Bureaucracy is boring. But it also matters. Complex public projects don't just happen—they demand the dedication of public servants and effective organisational structures.
With the nuclear-powered submarines to be acquired under the AUKUS partnership, Australia has set itself perhaps the most ambitious public-procurement undertaking in its history. To match the scale of this venture, according to a report in The Australian, the submarine taskforce led by Vice Admiral Jonathan Mead will evolve and grow into a new "stand-alone group inside Defence that will draw personnel from across the government".
In public-service speak, a "group" is usually the largest organisational unit in a federal government department, headed by a deputy-secretary-level public servant or a three-star military officer. That the submarine acquisition is being elevated to this level reflects the magnitude of the enterprise and the fact that it will become a permanent and dominant feature of the Australian defence organisation for decades to come.
Equally interesting, though, is the scope of this new group in Defence. The Australian described it as a multiagency group "responsible for all elements of the program, including safety, non-proliferation and regulatory measures, international engagement, education and training, industry development and project management". Its head will have "a direct reporting line to Defence Minister Richard Marles".
While the exact contours, structure, and mandate of the group are yet to take shape, the role of this new organisational arrangement bears examination. Driven by the complexities of nuclear technology, the group's remit reaches outside conventional defence policy domains into areas such as education and industrial policy that are usually led by domestic policy agencies at the federal and state level. Defence will have to acquire new policy capabilities to tackle these issues—but also develop networks and institutional relationships with a much wider range of domestic stakeholders. Moreover, the government will need to decide the exact limits of Defence's policy leadership. Education and industrial policy are, for instance, intrinsically linked to labour and innovation policy.
The reported scope of the group also includes policy domains and functions that the Department of Foreign Affairs and Trade would conventionally lead, namely international engagement and non-proliferation. For Defence instead to take leadership of these areas would mark a fundamental shift in the division of labour in Australian foreign policy.

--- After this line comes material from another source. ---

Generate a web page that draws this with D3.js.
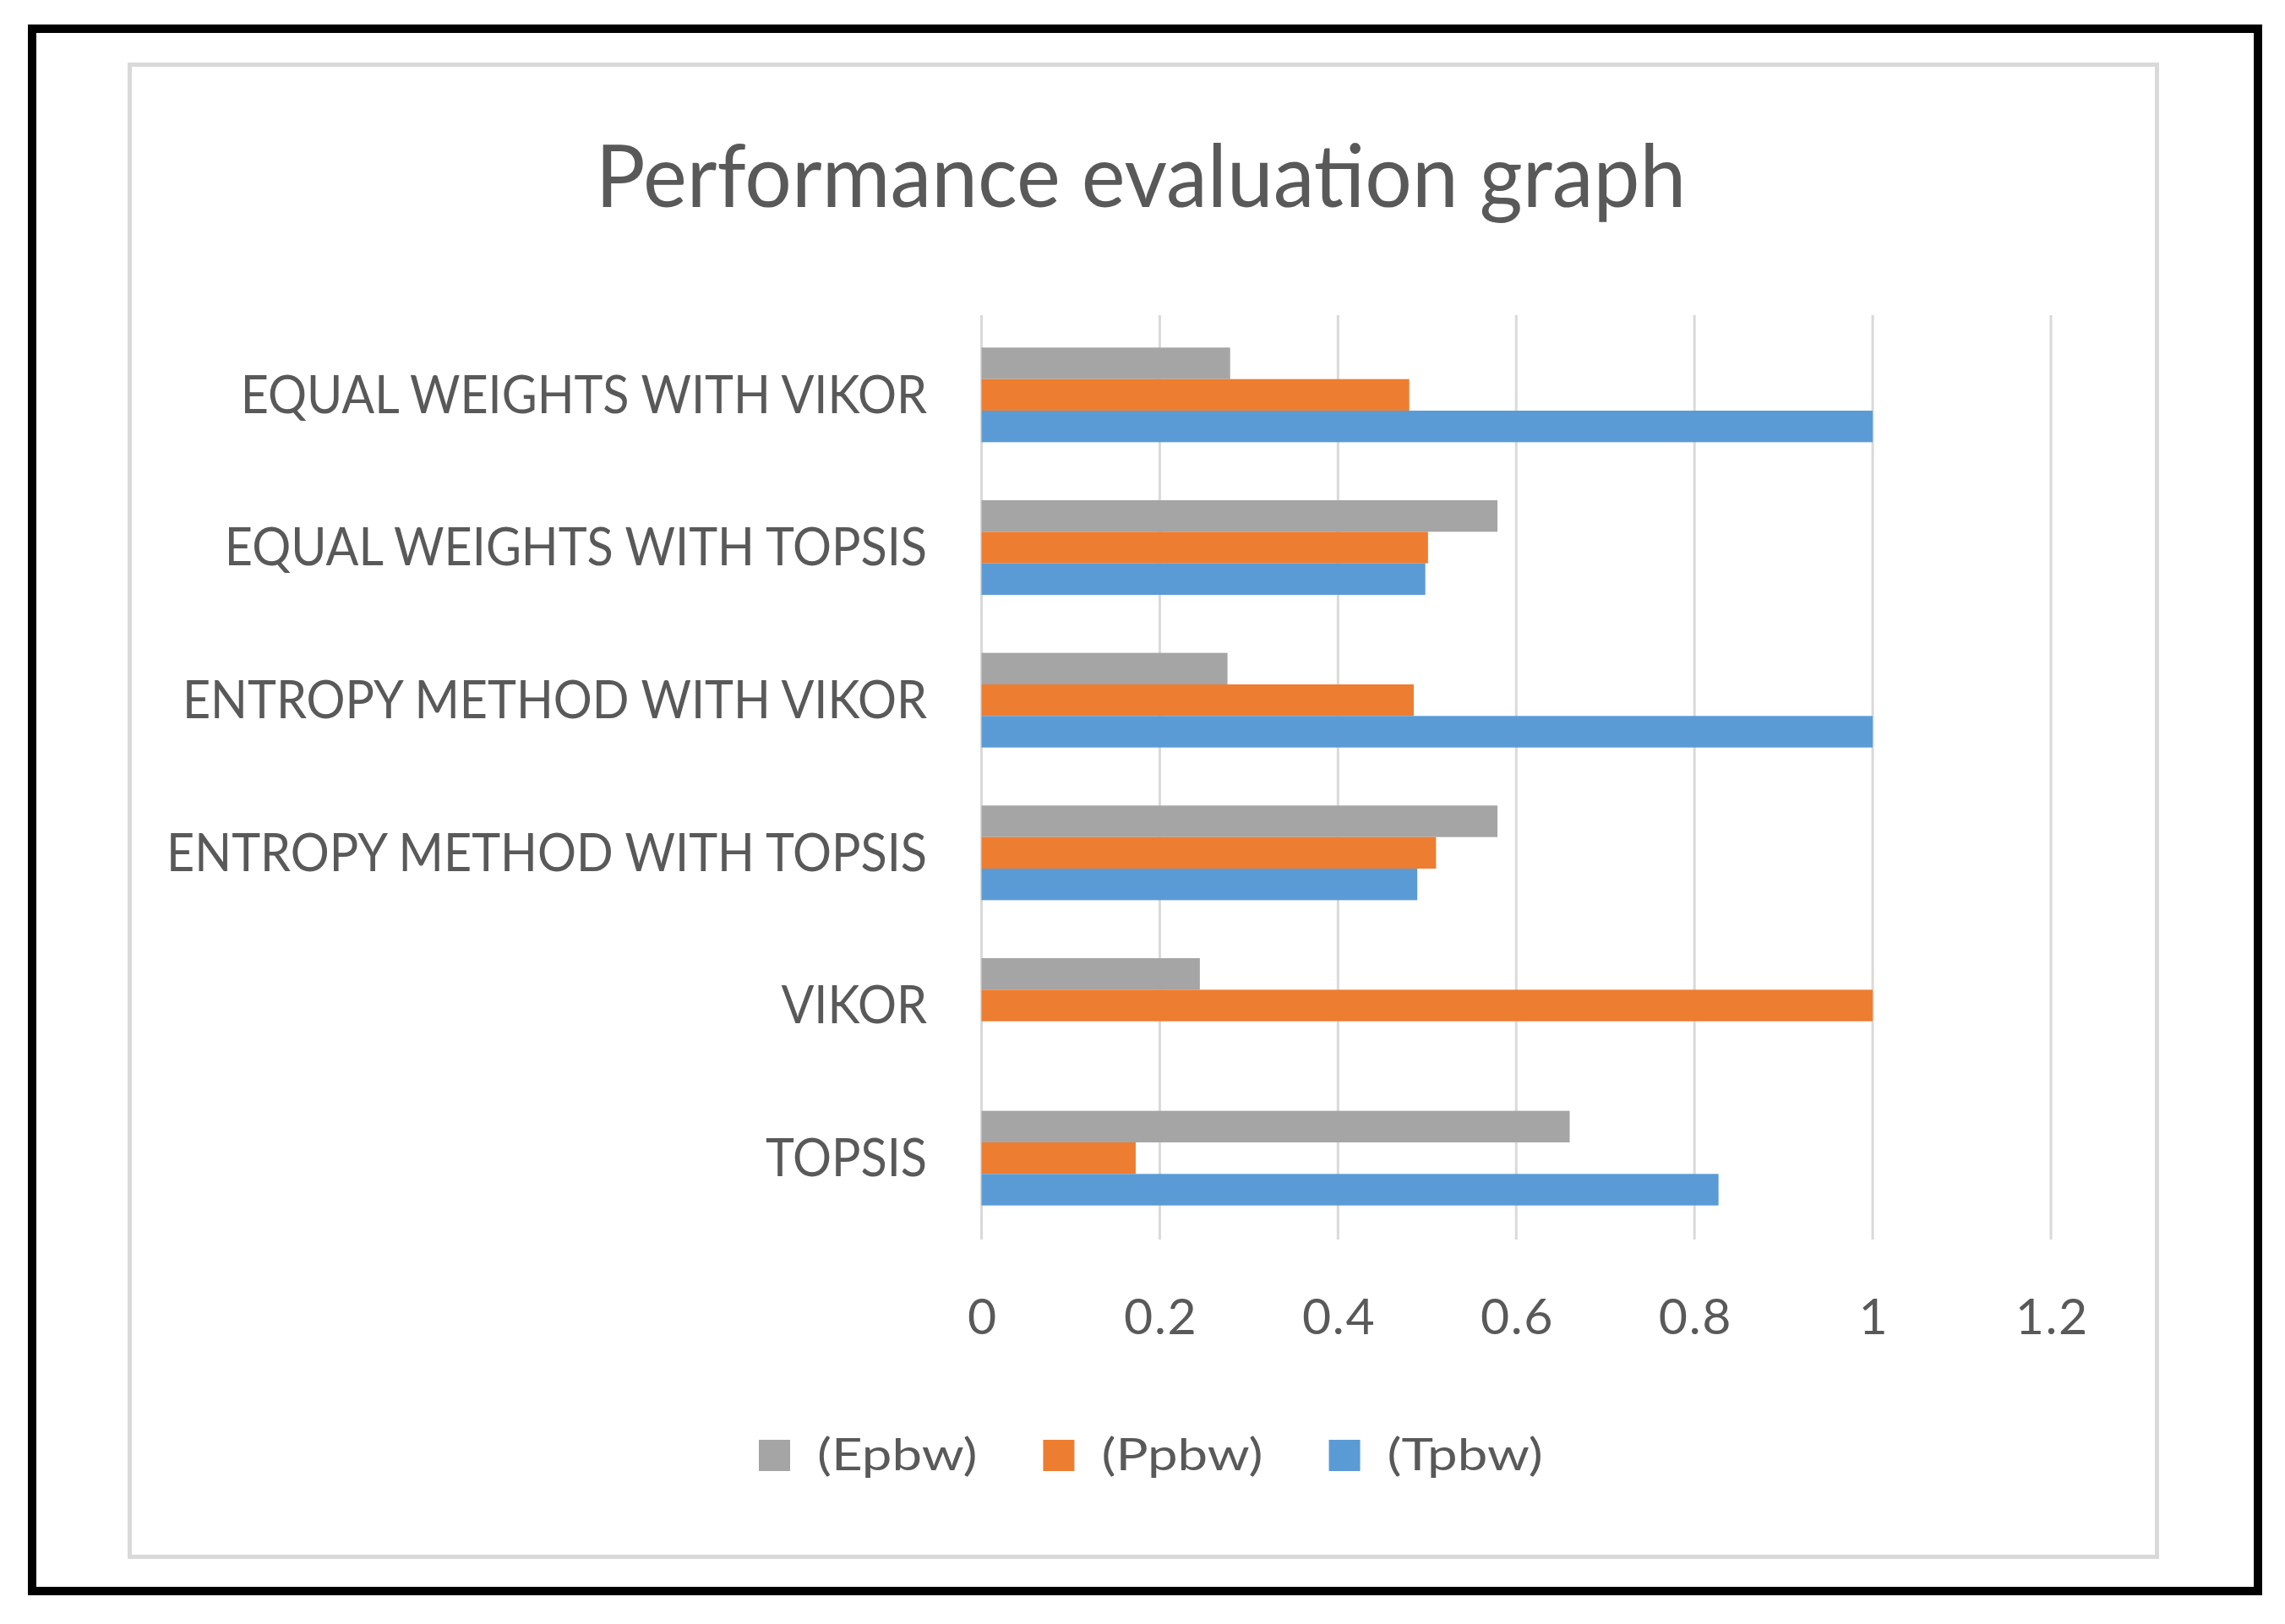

All indicators point to a highly integrated organisational structure, essentially putting everything "SSN AUKUS" under one roof inside Defence. Intuitively, that makes sense: the government wants all the people working on a project to be clearly organised and led, working with unity of purpose. But as a recent report by the Asia-Pacific Development, Diplomacy & Defence Dialogue (AP4D) explains, there are complexities and trade-offs in the degree to which different tools of statecraft are coordinated and the mechanisms employed to do so.
A fully integrated, whole-of-government structure following a unified strategy that cuts across multiple policy areas represents the highest degree of coordination. But achieving this degree of integration is difficult: it is intellectually demanding and resource-intensive, requiring a clearly mandated and properly resourced entity such as a taskforce. Australia has previously used such an approach to respond to discrete issues or crises—for example, Operation Sovereign Borders and the Regional Assistance Mission to Solomon Islands.

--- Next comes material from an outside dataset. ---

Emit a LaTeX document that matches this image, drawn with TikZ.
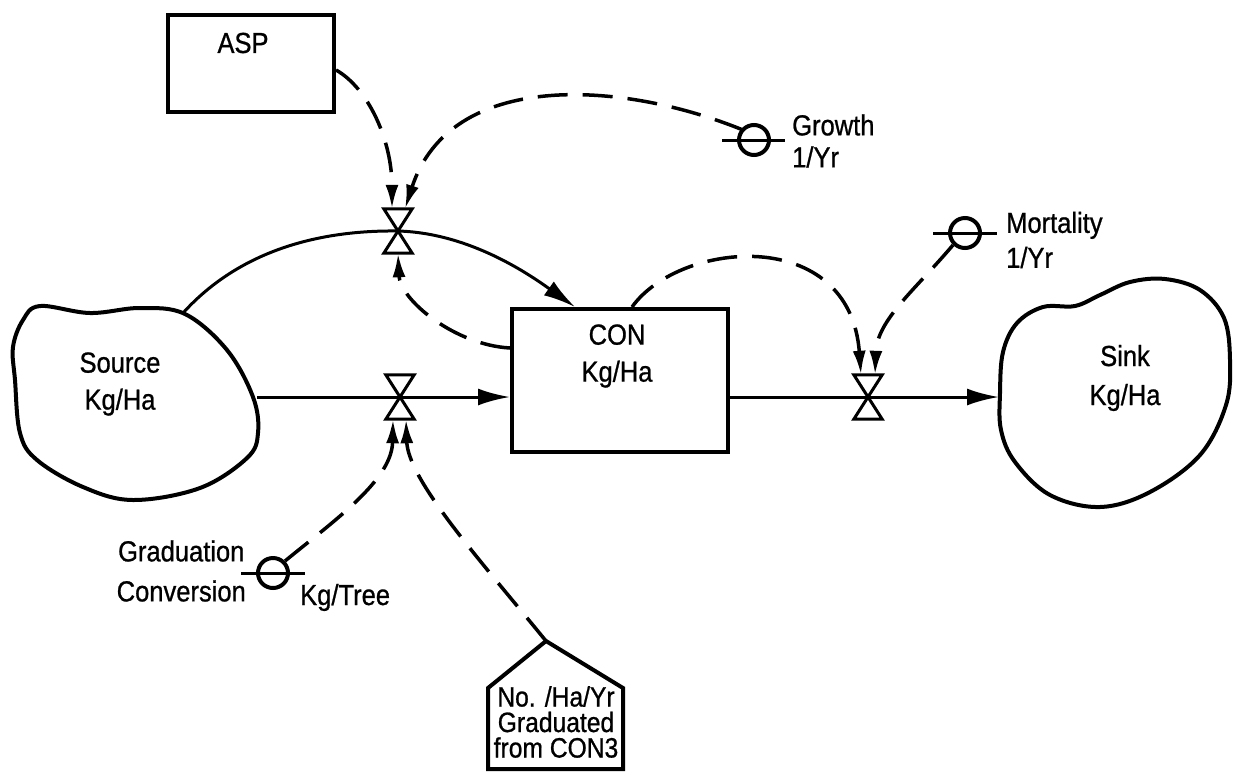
\documentclass[tikz,border=0pt]{standalone}
\usepackage{fontspec}
\setmainfont{Liberation Sans}[FakeStretch=0.88,FakeBold=0.8]
\usetikzlibrary{arrows.meta}
\begin{document}
\begin{tikzpicture}[x=1pt,y=-1pt,
  lbl/.style={inner sep=0pt, align=center, font=\fontsize{29}{#1}\selectfont},
  lbl/.default=37,
  small/.style={inner sep=0pt, align=center, font=\fontsize{28}{25.5}\selectfont},
  level/.style={draw, rectangle, line width=4pt, inner sep=0pt},
  outline/.style={line width=4pt, line join=round},
  flow/.style={line width=3pt, -{Latex[length=32pt,width=17pt]}},
  info/.style={line width=3.5pt, dash pattern=on 30pt off 15pt, -{Latex[length=24pt,width=13pt]}},
  valve/.style={inner sep=0pt, minimum width=28pt, minimum height=44pt},
  valve shape/.style={draw, fill=white, line width=3pt, line join=miter},
  aux/.style={circle, draw, line width=4pt, minimum size=30pt, inner sep=0pt},
  bar/.style={line width=3pt},
]
\useasboundingbox (0,0) rectangle (1233,772);

% ---- levels -------------------------------------------------------
\node[level, minimum width=166pt, minimum height=97pt] (asp) at (251,63.5) {};
\node[lbl] (asptxt) at (243,43) {ASP};
\node[level, minimum width=216pt, minimum height=143pt] (con) at (620,380.5) {};
\node[lbl] (contxt) at (617,356) {CON\\Kg/Ha};

% ---- source and sink clouds ---------------------------------------
\draw[outline] plot[smooth cycle, tension=0.6] coordinates {
  (40,306) (90,313) (140,308) (185,314) (227,350) (253,397) (258,433)
  (247,458) (200,488) (133,500) (83,487) (37,460) (20,433) (15,380)
  (13,347) (23,320)};
\node[lbl] (srctxt) at (120,384) {Source\\Kg/Ha};
\coordinate (srcE) at (257,397);
\coordinate (srcN) at (183,313);

\draw[outline] plot[smooth cycle, tension=0.6] coordinates {
  (1000,393) (1003,352) (1017,323) (1043,307) (1075,306) (1100,295)
  (1130,282) (1165,279) (1200,290) (1224,318) (1230,360) (1226,405)
  (1200,455) (1150,492) (1100,507) (1050,495) (1015,462) (1001,430)};
\node[lbl=39] (sinktxt) at (1125,378) {Sink\\Kg/Ha};
\coordinate (sinkW) at (999,397);

% ---- valves -------------------------------------------------------
\node[valve] (v1) at (398,231) {};
\node[valve] (v2) at (400,397) {};
\node[valve] (v3) at (868,397) {};

% ---- auxiliaries --------------------------------------------------
\node[aux] (gr) at (754,140) {};
\draw[bar] ([xshift=-15pt]gr.west) -- ([xshift=14pt]gr.east);
\node[lbl=32, anchor=west, align=left] (grtxt) at (792,141) {Growth\\1/Yr};

\node[aux] (mo) at (965,233) {};
\draw[bar] ([xshift=-15pt]mo.west) -- ([xshift=15pt]mo.east);
\node[lbl=35, anchor=west, align=left] (motxt) at (1006,240) {Mortality\\1/Yr};

\node[aux] (gc) at (273,573) {};
\draw[bar] ([xshift=-15pt]gc.west) -- ([xshift=15pt]gc.east);
\node[lbl=40, anchor=east] (gctxt) at (246,571) {Graduation\\Conversion};
\node[lbl, anchor=base west] (kgtree) at (300,605) {Kg/Tree};

% ---- external input (house) ---------------------------------------
\coordinate (apex) at (546,641);
\draw[line width=4pt, line join=miter] (488,769) -- (488,688) -- (apex)
  -- (623,688) -- (623,769) -- cycle;
\node[small] (hstxt) at (556,722) {No. /Ha/Yr\\Graduated\\from CON3};

% ---- material flows -----------------------------------------------
\draw[flow] (srcE) -- (v2.center) -- (con.west |- v2.center);
\draw[flow] (con.east |- v3.center) -- (v3.center) -- (sinkW);
\draw[flow] (srcN) .. controls (240,250) and (320,230) .. (v1.center)
  .. controls (470,233) and (530,275) .. ([xshift=65pt]con.north west);

% ---- information links --------------------------------------------
\draw[info] ([yshift=-6.5pt]asp.east) .. controls (368,88) and (392,140) .. ([xshift=-6pt]v1.north);
\draw[info] (743,130) .. controls (620,80) and (450,70) .. ([xshift=7pt]v1.north);
\draw[info] ([yshift=-41pt]con.north west) .. controls (455,345) and (400,300) .. (v1.south);
\draw[info] ([xshift=12pt]con.north) .. controls (680,240) and (850,225) .. ([xshift=-7pt]v3.north);
\draw[info] (mo.225) .. controls (915,290) and (877,320) .. ([xshift=7pt]v3.north);
\draw[info] (gc.45) .. controls (335,520) and (392,480) .. ([xshift=-7pt]v2.south);
\draw[info] (apex) .. controls (480,560) and (408,480) .. ([xshift=6pt]v2.south);

% ---- valve symbols drawn over the flows ---------------------------
\foreach \v in {v1,v2,v3}
  \draw[valve shape] (\v.north west) -- (\v.north east) -- (\v.south west)
    -- (\v.south east) -- cycle;
\end{tikzpicture}
\end{document}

Full integration can sometimes, however, be counterproductive. Forcing different actors and tools of Australian statecraft to act within a singular worldview and command structure can diminish the unique strengths and comparative advantages that each brings to bear. There needs to be room for proper consideration of broader foreign policy equities within a structure that is unapologetically mission-focused on delivering defence capability. As the mixed reaction in the Indo-Pacific to AUKUS has demonstrated, Australia can't assume an overall permissive environment for its strategic policy, so diplomacy is as vital to manifesting the submarines as building a nuclear industrial base. These risks are, however, manageable through effective governance.
There are also other models short of full integration that could be considered. The Office of the Pacific—which comprises a group in DFAT under deputy-secretary-level leadership—is one approach to managing whole-of-government policy by mandating an area to have oversight of all policy and drive overarching strategy in collaboration with a wide range of agencies, including Defence and Home Affairs. This is a level down from "full integration": it broadly aligns actors around overarching goals and promotes information and resource sharing, while also recognising that specialisation and delegated responsibility across government are valuable.
Whatever way the government chooses to organise the AUKUS submarine group, AP4D's research suggests that effective coordination of the actors and tools of statecraft is determined by several factors: a clear coordinating structure; clarity on objectives and narrative; sufficient resources and a strong ministerial mandate; effective bureaucratic leadership and staffing; and relevant agencies having a collective interest in the issue.
With the group's head reporting directly to the deputy prime minister, at least one of these conditions is already satisfied. There's also speculation that it could have its own budget line separate from the rest of Defence, helping ensure stable resourcing. On all the other factors, only time will tell. Most importantly, though, the government must remain open to evolving its AUKUS submarine "supergroup" over time as it learns what works (and what doesn't) in terms of structure, remit, and mandate.